**Exercise directions:**
Locate every line in the records below that contains the word "this", and copy each one.

**Materials provided:**
[start]
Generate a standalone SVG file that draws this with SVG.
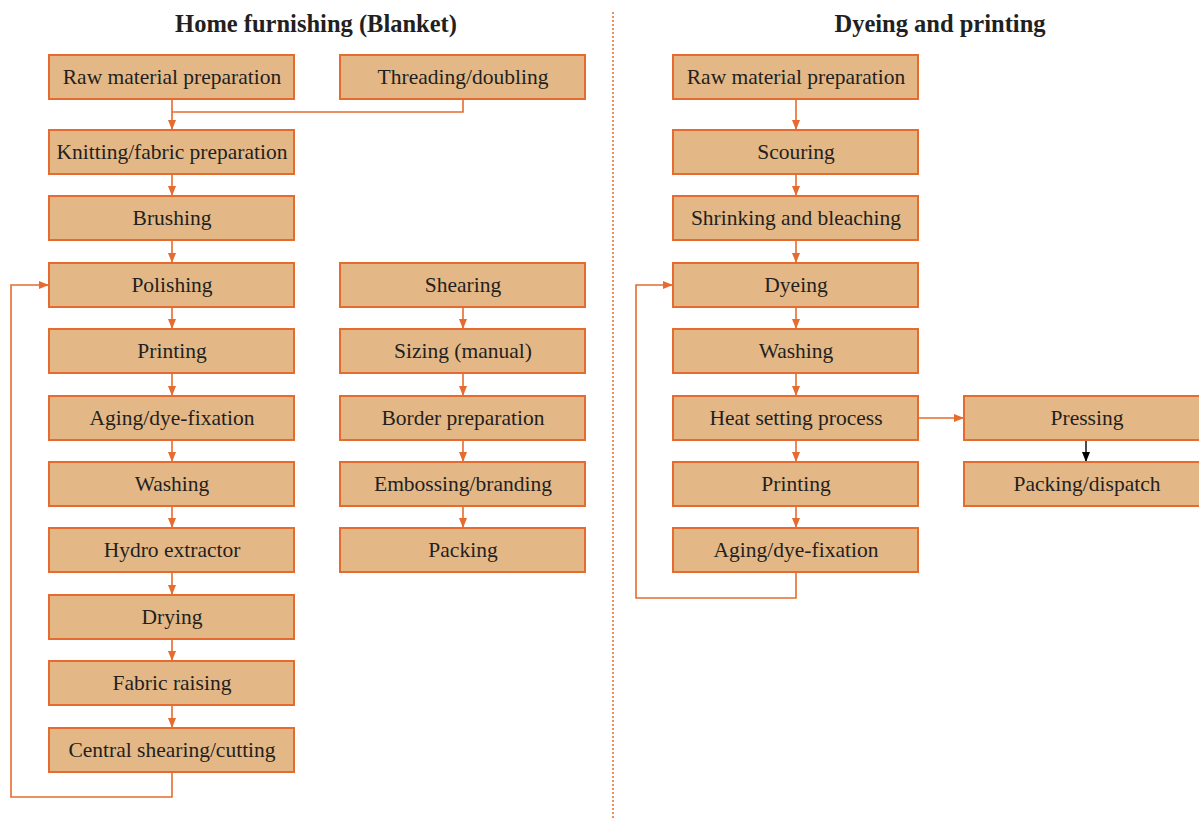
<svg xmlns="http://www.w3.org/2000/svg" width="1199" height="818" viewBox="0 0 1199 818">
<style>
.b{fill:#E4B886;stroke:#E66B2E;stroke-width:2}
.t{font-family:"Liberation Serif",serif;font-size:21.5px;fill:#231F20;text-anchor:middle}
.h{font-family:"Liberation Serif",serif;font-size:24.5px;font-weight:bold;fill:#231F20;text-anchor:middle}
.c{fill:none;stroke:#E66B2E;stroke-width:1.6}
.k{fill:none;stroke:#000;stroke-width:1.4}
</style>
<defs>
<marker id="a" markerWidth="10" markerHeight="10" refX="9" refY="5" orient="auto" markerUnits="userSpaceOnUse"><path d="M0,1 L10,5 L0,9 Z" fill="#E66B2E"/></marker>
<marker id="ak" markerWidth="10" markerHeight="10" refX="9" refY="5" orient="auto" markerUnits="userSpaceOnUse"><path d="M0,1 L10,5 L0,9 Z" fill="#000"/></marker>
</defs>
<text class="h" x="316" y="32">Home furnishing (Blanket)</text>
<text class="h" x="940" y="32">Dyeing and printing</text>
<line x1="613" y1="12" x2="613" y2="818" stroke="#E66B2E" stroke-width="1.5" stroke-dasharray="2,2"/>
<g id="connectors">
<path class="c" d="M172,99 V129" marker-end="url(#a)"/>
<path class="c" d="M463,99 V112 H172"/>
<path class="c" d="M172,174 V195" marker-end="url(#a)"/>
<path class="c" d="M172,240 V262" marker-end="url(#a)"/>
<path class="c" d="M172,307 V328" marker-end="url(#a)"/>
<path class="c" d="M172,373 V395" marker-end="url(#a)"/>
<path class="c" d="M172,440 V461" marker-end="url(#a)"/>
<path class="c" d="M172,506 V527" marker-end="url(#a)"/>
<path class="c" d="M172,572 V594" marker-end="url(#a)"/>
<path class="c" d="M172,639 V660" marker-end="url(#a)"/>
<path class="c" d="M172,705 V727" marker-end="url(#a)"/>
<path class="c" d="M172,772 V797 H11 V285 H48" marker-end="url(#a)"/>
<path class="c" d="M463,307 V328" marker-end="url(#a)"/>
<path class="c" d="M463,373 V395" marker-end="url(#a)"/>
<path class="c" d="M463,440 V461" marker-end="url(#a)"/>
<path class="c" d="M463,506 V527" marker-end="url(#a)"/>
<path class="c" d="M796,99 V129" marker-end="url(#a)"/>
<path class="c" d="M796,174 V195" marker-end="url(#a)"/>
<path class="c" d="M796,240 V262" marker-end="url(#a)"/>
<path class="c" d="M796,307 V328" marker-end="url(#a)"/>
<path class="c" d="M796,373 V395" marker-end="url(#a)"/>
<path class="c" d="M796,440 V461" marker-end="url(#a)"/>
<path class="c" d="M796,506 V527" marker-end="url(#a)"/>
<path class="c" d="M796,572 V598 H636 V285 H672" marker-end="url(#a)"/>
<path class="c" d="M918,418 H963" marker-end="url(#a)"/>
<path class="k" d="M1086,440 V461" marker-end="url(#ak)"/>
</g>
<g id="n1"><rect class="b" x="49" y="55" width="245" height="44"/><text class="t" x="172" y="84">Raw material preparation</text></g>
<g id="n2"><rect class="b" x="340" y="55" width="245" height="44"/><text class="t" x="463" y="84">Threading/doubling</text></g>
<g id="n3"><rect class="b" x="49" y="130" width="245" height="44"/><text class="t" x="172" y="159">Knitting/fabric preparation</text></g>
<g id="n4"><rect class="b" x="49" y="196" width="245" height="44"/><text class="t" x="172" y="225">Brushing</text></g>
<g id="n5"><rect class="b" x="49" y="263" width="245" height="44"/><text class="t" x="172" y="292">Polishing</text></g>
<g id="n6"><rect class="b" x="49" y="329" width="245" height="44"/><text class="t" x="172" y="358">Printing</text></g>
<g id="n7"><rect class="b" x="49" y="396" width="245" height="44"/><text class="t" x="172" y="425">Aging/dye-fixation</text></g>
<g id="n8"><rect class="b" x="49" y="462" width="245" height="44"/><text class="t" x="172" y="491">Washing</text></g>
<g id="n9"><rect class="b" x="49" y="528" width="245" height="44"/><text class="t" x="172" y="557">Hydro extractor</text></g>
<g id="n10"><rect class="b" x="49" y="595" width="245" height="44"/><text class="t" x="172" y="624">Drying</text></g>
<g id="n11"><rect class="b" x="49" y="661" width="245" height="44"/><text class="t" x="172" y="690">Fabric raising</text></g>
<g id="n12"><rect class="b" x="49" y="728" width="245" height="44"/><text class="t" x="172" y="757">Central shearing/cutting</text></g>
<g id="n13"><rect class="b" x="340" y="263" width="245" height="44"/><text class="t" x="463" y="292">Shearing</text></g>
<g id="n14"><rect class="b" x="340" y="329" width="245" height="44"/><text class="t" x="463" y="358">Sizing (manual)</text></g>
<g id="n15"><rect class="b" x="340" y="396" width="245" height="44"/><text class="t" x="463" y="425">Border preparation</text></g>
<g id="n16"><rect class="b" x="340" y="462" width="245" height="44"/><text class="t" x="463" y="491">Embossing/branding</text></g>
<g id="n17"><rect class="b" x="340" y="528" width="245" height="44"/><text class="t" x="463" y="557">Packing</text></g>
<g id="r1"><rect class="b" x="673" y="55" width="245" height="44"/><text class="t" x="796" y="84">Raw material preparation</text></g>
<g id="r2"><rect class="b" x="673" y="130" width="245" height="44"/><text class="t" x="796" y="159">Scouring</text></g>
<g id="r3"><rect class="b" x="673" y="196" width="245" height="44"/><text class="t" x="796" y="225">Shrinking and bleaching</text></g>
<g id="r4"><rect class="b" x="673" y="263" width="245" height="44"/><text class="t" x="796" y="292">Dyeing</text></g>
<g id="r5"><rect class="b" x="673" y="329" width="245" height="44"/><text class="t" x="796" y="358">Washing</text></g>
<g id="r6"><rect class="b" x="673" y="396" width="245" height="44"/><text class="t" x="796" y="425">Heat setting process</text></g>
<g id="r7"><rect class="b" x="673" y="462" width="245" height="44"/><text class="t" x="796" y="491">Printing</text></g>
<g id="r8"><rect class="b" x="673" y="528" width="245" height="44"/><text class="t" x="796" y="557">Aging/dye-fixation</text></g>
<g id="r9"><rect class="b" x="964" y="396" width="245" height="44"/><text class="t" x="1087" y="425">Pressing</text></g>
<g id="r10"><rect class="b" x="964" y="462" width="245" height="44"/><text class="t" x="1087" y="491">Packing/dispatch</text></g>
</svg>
[end]
[start]
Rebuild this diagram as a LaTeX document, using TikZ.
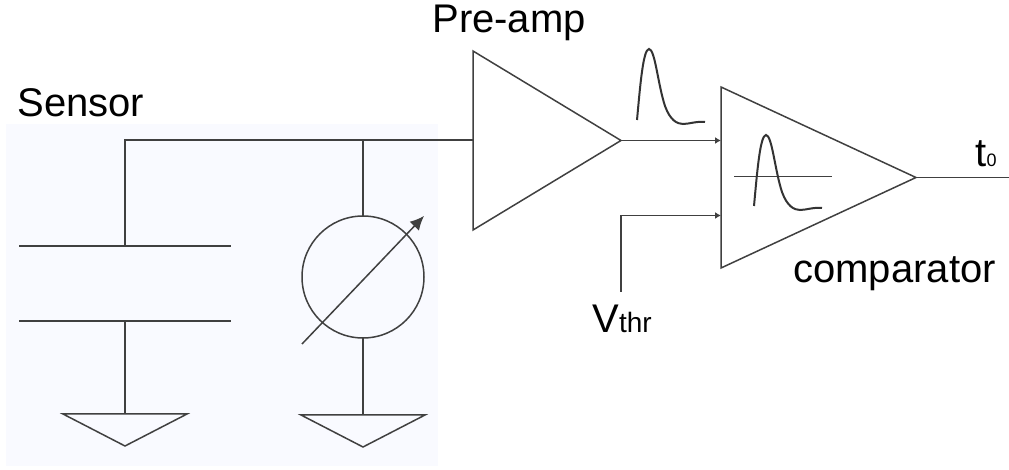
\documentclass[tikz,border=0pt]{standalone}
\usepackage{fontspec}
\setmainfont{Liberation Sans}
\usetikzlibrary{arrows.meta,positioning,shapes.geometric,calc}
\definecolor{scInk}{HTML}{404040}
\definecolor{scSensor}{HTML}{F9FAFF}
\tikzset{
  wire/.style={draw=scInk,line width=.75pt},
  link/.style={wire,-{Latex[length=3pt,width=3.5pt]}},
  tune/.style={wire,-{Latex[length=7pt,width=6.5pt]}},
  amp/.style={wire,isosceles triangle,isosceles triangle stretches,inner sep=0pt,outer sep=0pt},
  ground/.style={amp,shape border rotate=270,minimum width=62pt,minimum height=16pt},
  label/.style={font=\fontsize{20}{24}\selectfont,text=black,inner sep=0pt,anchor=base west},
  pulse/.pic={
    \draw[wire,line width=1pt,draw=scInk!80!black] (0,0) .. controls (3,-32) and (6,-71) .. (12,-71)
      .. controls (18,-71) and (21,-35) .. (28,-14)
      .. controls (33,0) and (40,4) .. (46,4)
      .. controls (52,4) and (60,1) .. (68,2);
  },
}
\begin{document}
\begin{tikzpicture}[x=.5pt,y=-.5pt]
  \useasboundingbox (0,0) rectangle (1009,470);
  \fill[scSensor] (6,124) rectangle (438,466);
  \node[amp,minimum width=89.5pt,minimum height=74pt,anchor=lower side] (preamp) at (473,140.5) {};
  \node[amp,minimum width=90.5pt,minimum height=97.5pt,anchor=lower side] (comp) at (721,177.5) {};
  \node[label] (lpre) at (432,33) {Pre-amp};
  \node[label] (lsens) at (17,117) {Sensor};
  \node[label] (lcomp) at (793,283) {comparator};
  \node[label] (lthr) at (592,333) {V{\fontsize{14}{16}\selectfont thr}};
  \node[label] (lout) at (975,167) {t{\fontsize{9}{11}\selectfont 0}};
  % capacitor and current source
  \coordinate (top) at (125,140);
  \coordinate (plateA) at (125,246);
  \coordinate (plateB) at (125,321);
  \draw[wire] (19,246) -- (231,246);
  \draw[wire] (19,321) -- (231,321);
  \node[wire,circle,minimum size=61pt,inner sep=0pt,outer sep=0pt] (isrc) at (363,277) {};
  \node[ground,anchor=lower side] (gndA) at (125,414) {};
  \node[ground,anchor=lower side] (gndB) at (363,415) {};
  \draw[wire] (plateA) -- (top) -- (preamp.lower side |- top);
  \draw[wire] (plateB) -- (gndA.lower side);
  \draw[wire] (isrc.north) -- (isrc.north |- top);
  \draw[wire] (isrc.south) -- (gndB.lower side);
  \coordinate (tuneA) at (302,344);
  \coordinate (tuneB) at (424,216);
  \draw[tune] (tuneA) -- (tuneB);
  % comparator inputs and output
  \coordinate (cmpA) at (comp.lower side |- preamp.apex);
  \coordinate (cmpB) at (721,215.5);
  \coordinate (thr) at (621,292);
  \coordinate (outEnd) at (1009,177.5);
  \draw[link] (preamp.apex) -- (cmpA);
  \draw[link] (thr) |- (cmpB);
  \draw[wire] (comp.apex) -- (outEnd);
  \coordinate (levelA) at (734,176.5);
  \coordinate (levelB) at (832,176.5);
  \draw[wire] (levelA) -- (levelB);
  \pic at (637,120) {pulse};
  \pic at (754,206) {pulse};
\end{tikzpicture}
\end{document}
[end]
**The answer:**
Generate a standalone SVG file that draws this with SVG.
Rebuild this diagram as a LaTeX document, using TikZ.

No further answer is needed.